The US trade deficit, which caused much excitement in the late 1960s when it was running about $2 billion per year, last year reached $171 billion. Volcker suspects the deficit and exchange-rate volatility have stirred up trade protectionism. Anecdotal evidence suggests the exchange-rate swings have also influenced international investment by multinational corporations, he said.
Speculators have benefited from volatile exchange rates, Volcker noted. ``There is a certain feeling in financial markets that they love volatility, whatever it does to the rest of the world.''
No international monetary system will work without the complementarity and coordination of economic policies by nations, Volcker said. He recalled that as head of the Fed, he had engaged in efforts to bring about greater cooperation at meetings of the major industrial nations, such as those of the G-5 and G-7.
``I know how difficult it is and how frustrating it is and how much talking per decision there is,'' he said. Floating exchange rates enabled central bankers and finance ministers to intellectually rationalize going their own way in domestic policies.

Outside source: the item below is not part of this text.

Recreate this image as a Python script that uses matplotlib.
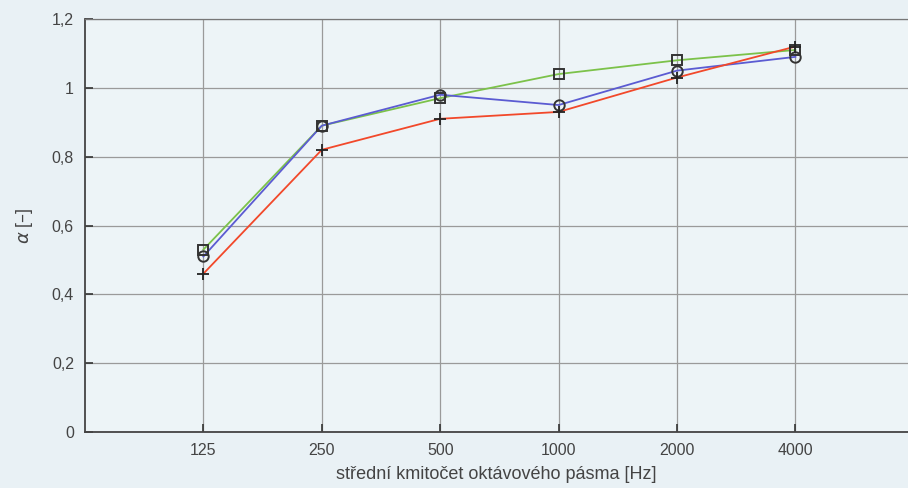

Contrariwise, the fixed exchange rates of the Bretton Woods system often forced national leaders to make tough fiscal and monetary decisions. Historically, Volcker said, fixed exchange rates have had ``the kind of political context that can motivate action.''
Mr. Volcker wondered if an exchange-rate target system, which allows currencies to fluctuate within a wide band around a target exchange rate, would have the same political impact in nations.
Nonetheless, he argued the target system would be better than the present floating system, which is tending toward regional monetary blocs - Western Europe, North America, and Japan. Such blocs raise the danger of ``restrictions and tensions'' between them.